__PROMPT__. Leave out the pictures; transcribe all else exactly.

[START]

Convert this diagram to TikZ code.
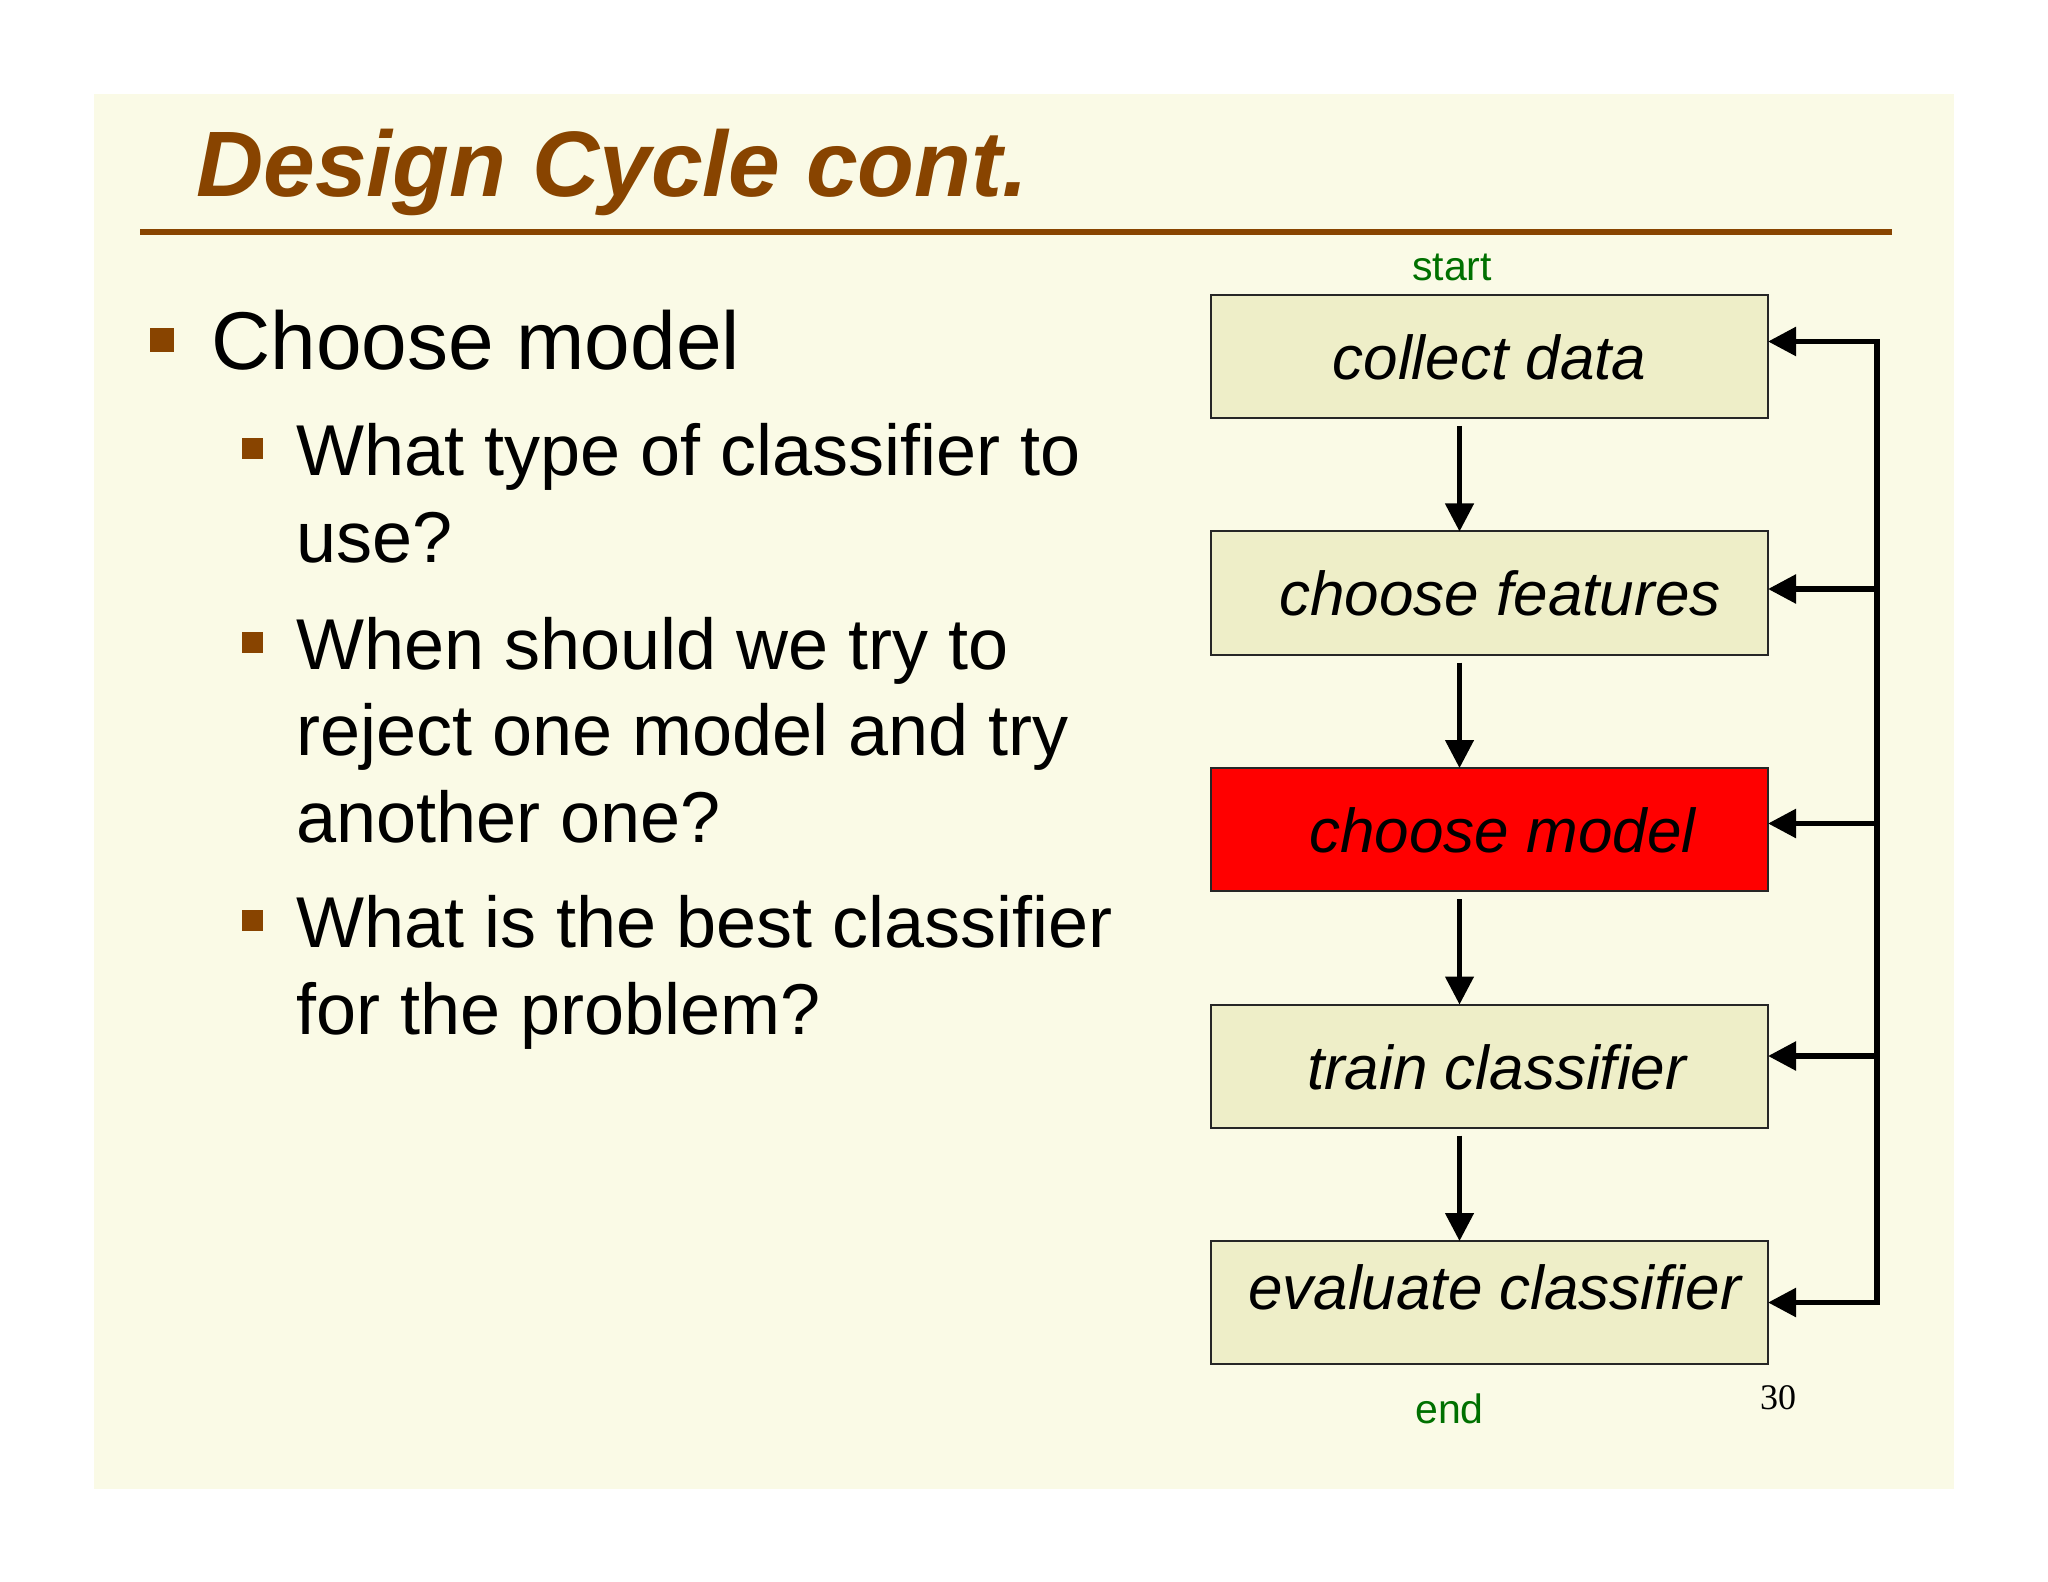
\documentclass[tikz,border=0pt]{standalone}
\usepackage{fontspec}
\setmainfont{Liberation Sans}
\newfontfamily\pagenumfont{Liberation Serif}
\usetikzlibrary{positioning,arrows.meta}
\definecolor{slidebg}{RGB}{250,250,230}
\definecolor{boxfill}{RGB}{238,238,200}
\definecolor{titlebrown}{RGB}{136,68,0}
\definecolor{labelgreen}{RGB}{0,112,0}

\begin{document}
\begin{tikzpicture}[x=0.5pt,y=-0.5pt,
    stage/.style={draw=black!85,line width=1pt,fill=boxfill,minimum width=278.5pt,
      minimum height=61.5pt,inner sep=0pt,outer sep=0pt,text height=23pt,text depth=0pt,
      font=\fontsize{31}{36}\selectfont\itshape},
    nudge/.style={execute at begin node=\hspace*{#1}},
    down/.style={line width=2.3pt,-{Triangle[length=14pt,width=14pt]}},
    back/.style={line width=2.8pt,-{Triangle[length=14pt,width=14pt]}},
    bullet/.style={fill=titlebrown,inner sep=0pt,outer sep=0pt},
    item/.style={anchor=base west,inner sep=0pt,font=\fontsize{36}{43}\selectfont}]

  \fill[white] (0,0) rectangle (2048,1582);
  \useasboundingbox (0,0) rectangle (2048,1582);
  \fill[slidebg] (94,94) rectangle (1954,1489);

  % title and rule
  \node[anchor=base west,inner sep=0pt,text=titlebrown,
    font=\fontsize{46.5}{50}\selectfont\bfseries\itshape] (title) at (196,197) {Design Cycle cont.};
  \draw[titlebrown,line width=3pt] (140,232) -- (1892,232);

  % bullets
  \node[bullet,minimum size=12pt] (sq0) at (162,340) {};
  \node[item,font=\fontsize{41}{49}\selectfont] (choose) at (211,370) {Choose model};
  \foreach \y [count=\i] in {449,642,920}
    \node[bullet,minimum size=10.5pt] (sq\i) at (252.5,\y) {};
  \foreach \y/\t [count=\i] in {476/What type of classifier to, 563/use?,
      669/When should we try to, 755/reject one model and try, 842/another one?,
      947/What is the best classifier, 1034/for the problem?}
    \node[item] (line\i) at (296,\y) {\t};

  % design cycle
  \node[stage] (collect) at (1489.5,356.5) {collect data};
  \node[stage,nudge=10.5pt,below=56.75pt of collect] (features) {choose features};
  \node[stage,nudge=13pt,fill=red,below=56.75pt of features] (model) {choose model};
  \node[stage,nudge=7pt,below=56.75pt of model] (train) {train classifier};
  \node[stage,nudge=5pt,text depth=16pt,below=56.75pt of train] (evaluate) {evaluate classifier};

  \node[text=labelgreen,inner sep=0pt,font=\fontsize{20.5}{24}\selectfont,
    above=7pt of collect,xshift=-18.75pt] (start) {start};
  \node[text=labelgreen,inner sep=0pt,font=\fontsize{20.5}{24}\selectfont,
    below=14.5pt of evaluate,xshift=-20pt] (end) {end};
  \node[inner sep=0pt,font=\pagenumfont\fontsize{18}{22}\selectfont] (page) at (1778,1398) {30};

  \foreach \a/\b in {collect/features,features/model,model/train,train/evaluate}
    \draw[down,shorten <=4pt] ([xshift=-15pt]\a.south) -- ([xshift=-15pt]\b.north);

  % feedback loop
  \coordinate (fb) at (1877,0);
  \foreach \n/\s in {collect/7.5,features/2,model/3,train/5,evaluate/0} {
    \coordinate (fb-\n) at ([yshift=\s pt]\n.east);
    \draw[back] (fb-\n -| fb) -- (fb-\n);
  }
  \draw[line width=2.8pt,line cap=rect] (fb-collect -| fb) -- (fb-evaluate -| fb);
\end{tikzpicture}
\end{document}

[END]

__TASK SOLUTION__.
Convert this diagram to TikZ code.
\documentclass[tikz,border=0pt]{standalone}
\usepackage{fontspec}
\setmainfont{Liberation Sans}
\newfontfamily\pagenumfont{Liberation Serif}
\usetikzlibrary{positioning,arrows.meta}
\definecolor{slidebg}{RGB}{250,250,230}
\definecolor{boxfill}{RGB}{238,238,200}
\definecolor{titlebrown}{RGB}{136,68,0}
\definecolor{labelgreen}{RGB}{0,112,0}

\begin{document}
\begin{tikzpicture}[x=0.5pt,y=-0.5pt,
    stage/.style={draw=black!85,line width=1pt,fill=boxfill,minimum width=278.5pt,
      minimum height=61.5pt,inner sep=0pt,outer sep=0pt,text height=23pt,text depth=0pt,
      font=\fontsize{31}{36}\selectfont\itshape},
    nudge/.style={execute at begin node=\hspace*{#1}},
    down/.style={line width=2.3pt,-{Triangle[length=14pt,width=14pt]}},
    back/.style={line width=2.8pt,-{Triangle[length=14pt,width=14pt]}},
    bullet/.style={fill=titlebrown,inner sep=0pt,outer sep=0pt},
    item/.style={anchor=base west,inner sep=0pt,font=\fontsize{36}{43}\selectfont}]

  \fill[white] (0,0) rectangle (2048,1582);
  \useasboundingbox (0,0) rectangle (2048,1582);
  \fill[slidebg] (94,94) rectangle (1954,1489);

  % title and rule
  \node[anchor=base west,inner sep=0pt,text=titlebrown,
    font=\fontsize{46.5}{50}\selectfont\bfseries\itshape] (title) at (196,197) {Design Cycle cont.};
  \draw[titlebrown,line width=3pt] (140,232) -- (1892,232);

  % bullets
  \node[bullet,minimum size=12pt] (sq0) at (162,340) {};
  \node[item,font=\fontsize{41}{49}\selectfont] (choose) at (211,370) {Choose model};
  \foreach \y [count=\i] in {449,642,920}
    \node[bullet,minimum size=10.5pt] (sq\i) at (252.5,\y) {};
  \foreach \y/\t [count=\i] in {476/What type of classifier to, 563/use?,
      669/When should we try to, 755/reject one model and try, 842/another one?,
      947/What is the best classifier, 1034/for the problem?}
    \node[item] (line\i) at (296,\y) {\t};

  % design cycle
  \node[stage] (collect) at (1489.5,356.5) {collect data};
  \node[stage,nudge=10.5pt,below=56.75pt of collect] (features) {choose features};
  \node[stage,nudge=13pt,fill=red,below=56.75pt of features] (model) {choose model};
  \node[stage,nudge=7pt,below=56.75pt of model] (train) {train classifier};
  \node[stage,nudge=5pt,text depth=16pt,below=56.75pt of train] (evaluate) {evaluate classifier};

  \node[text=labelgreen,inner sep=0pt,font=\fontsize{20.5}{24}\selectfont,
    above=7pt of collect,xshift=-18.75pt] (start) {start};
  \node[text=labelgreen,inner sep=0pt,font=\fontsize{20.5}{24}\selectfont,
    below=14.5pt of evaluate,xshift=-20pt] (end) {end};
  \node[inner sep=0pt,font=\pagenumfont\fontsize{18}{22}\selectfont] (page) at (1778,1398) {30};

  \foreach \a/\b in {collect/features,features/model,model/train,train/evaluate}
    \draw[down,shorten <=4pt] ([xshift=-15pt]\a.south) -- ([xshift=-15pt]\b.north);

  % feedback loop
  \coordinate (fb) at (1877,0);
  \foreach \n/\s in {collect/7.5,features/2,model/3,train/5,evaluate/0} {
    \coordinate (fb-\n) at ([yshift=\s pt]\n.east);
    \draw[back] (fb-\n -| fb) -- (fb-\n);
  }
  \draw[line width=2.8pt,line cap=rect] (fb-collect -| fb) -- (fb-evaluate -| fb);
\end{tikzpicture}
\end{document}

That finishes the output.